Maybe you do not really understand what I meant. My suggestion was next code; no overhead, no costs to compress and decompress

  Int int1
  Int int2
  Int int3

;----------------
FUNCTION Func_1()
;----------------
    int1 = 0x01ff            ; store value here, no compression
    int2 = 0x02ff
    int3 = 0x03ff
ENDFUNCTION

;----------------
FUNCTION Func_2()
;----------------
    int i = int1            ; get back the stored value, decompression not required
    int j = int2
    int m = int3
ENDFUNCTION

That means normally its not required to get a "return of multiple values from a function".

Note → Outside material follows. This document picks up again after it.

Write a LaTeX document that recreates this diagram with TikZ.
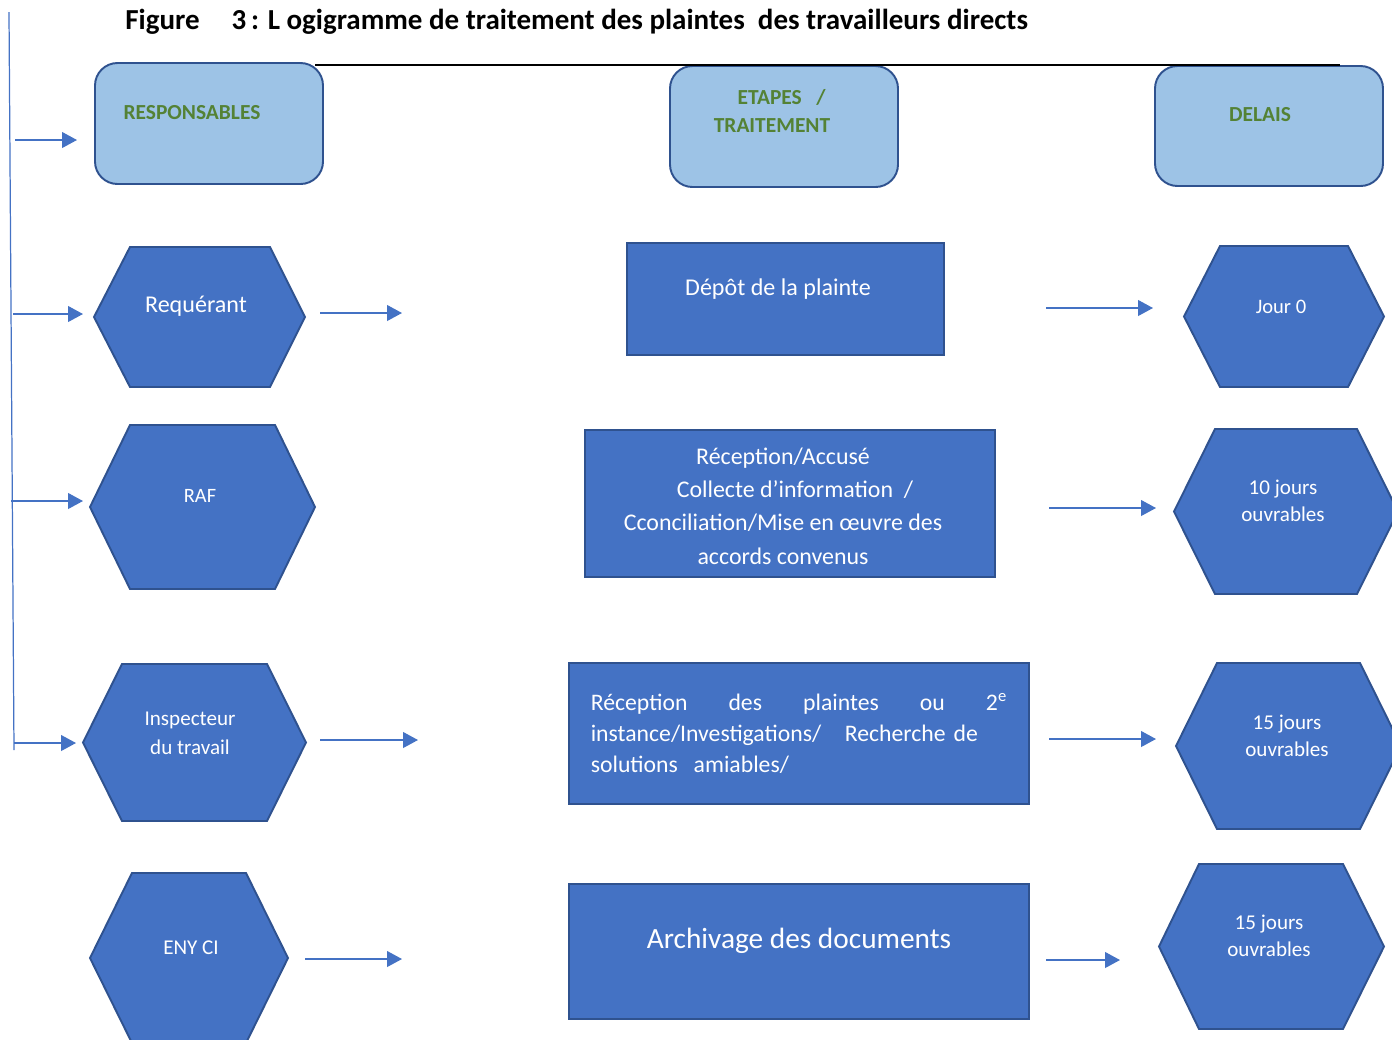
\documentclass[tikz,border=0pt]{standalone}
\usepackage{fontspec}
\setmainfont{Carlito}
\usetikzlibrary{
    arrows.meta,
    positioning
}

\definecolor{hexblue}{HTML}{4472C4}
\definecolor{hexedge}{HTML}{2F528F}
\definecolor{headblue}{HTML}{9DC3E6}
\definecolor{headgreen}{HTML}{548235}

\tikzset{
    hexa/.style={fill=hexblue, draw=hexedge, line width=1.1pt},
    stepbox/.style={fill=hexblue, draw=hexedge, line width=1.1pt},
    headbox/.style={fill=headblue, draw=hexedge, line width=1.1pt,
                    rounded corners=0.45cm},
    headtext/.style={text=headgreen, align=center,
                     font=\fontsize{12.2}{16}\selectfont\bfseries},
    celltext/.style={text=white, align=center, inner sep=0pt,
                     font=\fontsize{12}{15.5}\selectfont},
    flow/.style={draw=hexblue, line width=0.8pt,
                 -{Triangle[length=8.5pt,width=9pt]}}
}

% left x, top-left x, top-right x, right x, top y, bottom y
\newcommand{\hexcell}[6]{%
    \filldraw[hexa] (#1,{(#5+#6)/2}) -- (#2,#5) -- (#3,#5) --
    (#4,{(#5+#6)/2}) -- (#3,#6) -- (#2,#6) -- cycle;}

\begin{document}
\begin{tikzpicture}[x=0.02cm,y=-0.02cm]

\useasboundingbox (0,0) rectangle (1392,1039);
\clip (0,0) rectangle (1392,1039);

% Title
\node[anchor=base west, inner sep=0pt,
      font=\fontsize{16.5}{19}\selectfont\bfseries] (title) at (125,29)
    {Figure\hspace{1.1em}3\,: L ogigramme de traitement des plaintes\ \ des travailleurs directs};

% Headers
\draw[headbox] (95,63) rectangle (323,184);
\draw[headbox] (670,66) rectangle (898,187);
\draw[headbox] (1155,66) rectangle (1383,186);

\coordinate (ruleL) at (315,65);
\coordinate (ruleR) at (1340,65);
\draw[line width=0.9pt] (ruleL) -- (ruleR);

\node[headtext] (resp) at (192,113) {RESPONSABLES};
\node[headtext] (etapes) at (772,111) {\hspace*{0.9em}ETAPES\ \ \ /\\TRAITEMENT};
\node[headtext] (delais) at (1260,115) {DELAIS};

% Responsables
\hexcell{94}{130}{270}{305}{247}{387}
\node[celltext, font=\fontsize{13.7}{15}\selectfont] (req) at (196,306) {Requérant};

\hexcell{90}{130}{275}{315}{425}{589}
\node[celltext, font=\fontsize{11.6}{15}\selectfont] (raf) at (200,496) {RAF};

\hexcell{83}{122}{267}{306}{664}{821}
\node[celltext, font=\fontsize{12}{16.5}\selectfont] (insp) at (190,733) {Inspecteur\\du travail};

\hexcell{90}{132}{246}{288}{873}{1043}
\node[celltext] (eny) at (191,948) {ENY CI};

% Etapes
\draw[stepbox] (627,243) rectangle (944,355);
\node[celltext, font=\fontsize{13.7}{15}\selectfont] (depot) at (778,289) {Dépôt de la plainte};

\draw[stepbox] (585,430) rectangle (995,577);
\node[celltext, font=\fontsize{13.6}{19}\selectfont] (accuse) at (783,506)
    {Réception/Accusé\\
     \hspace*{1em}Collecte d’information\ \ /\\
     Cconciliation/Mise en œuvre des\\
     accords convenus};

\draw[stepbox] (569,663) rectangle (1029,804);
\node[celltext, align=left, text width=237pt,
      font=\fontsize{13.5}{17.6}\selectfont] (instance) at (799,733)
    {Réception\hfill des\hfill plaintes\hfill ou\hfill 2\textsuperscript{e}\\
     instance/Investigations/\ \ \ Recherche de\\
     solutions\ \ amiables/};

\draw[stepbox] (569,884) rectangle (1029,1019);
\node[celltext, font=\fontsize{16.7}{19}\selectfont] (archiv) at (799,941) {Archivage des documents};

% Delais
\hexcell{1184}{1220}{1348}{1384}{246}{387}
\node[celltext, font=\fontsize{11.7}{15}\selectfont] (jour0) at (1281,307) {Jour 0};

\hexcell{1174}{1215}{1357}{1398}{429}{594}
\node[celltext] (jours10) at (1283,501) {10 jours\\ouvrables};

\hexcell{1176}{1217}{1360}{1401}{663}{829}
\node[celltext] (jours15a) at (1287,736) {15\ jours\\ouvrables};

\hexcell{1159}{1199}{1343}{1384}{864}{1029}
\node[celltext] (jours15b) at (1269,936) {15\ jours\\ouvrables};

% Feed line
\coordinate (feedtop) at (9,12);
\coordinate (feedbot) at (14,750);
\draw[draw=hexblue, line width=0.7pt] (feedtop) -- (feedbot);

\foreach \i/\xa/\xb/\y in {1/15/77/140, 2/13/83/314, 3/11/83/501, 4/14/76/743}{
    \coordinate (feed\i) at (\xa,\y);
    \coordinate (feed\i tip) at (\xb,\y);
    \draw[flow] (feed\i) -- (feed\i tip);
}

% Arrows between columns
\foreach \i/\xa/\xb/\y in {1/320/402/313, 2/320/418/740, 3/305/402/959,
                           4/1046/1153/308, 5/1049/1156/508,
                           6/1049/1156/739, 7/1046/1120/960}{
    \coordinate (go\i) at (\xa,\y);
    \coordinate (go\i tip) at (\xb,\y);
    \draw[flow] (go\i) -- (go\i tip);
}

\end{tikzpicture}
\end{document}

Edited April 5, 2021 by ReDragon2013

[PeterMartyr]

I was embarrassed reading this, what a pointless argument! I am sure there way more ways to return 3 lousy numbers too! lol Come on kiss and make up now, this is not that important.

 

@subhuman return 3 something NOT raw or primitive a in method that does not return a list or your argument is pointless in my humble opinion. The Collatz Conjecture needs people like you, jump to it.

[AnishaDawn]

I was late the party but here's my 2 septims: Both of your routes are good there's just one difference from what I can see:

 

1. subhuman's route, the SKSE route, does all the math underneath. This is convenient for people not too savy at math. It's clean, quick, not head pounding.

2. ReDragon2013's route, the vanilla route: I like this one because he shows the math being done - this is a great way to how you learn from others. -RAMBLING START- My math teacher would always say to appreciate the work being shown with math, and for worksheets that only allowed space for answers, she wanted us to show the work on a separate sheet -RAMBLING END-. Anyway, this is also it's a proven way to get around using a 3rd party extension.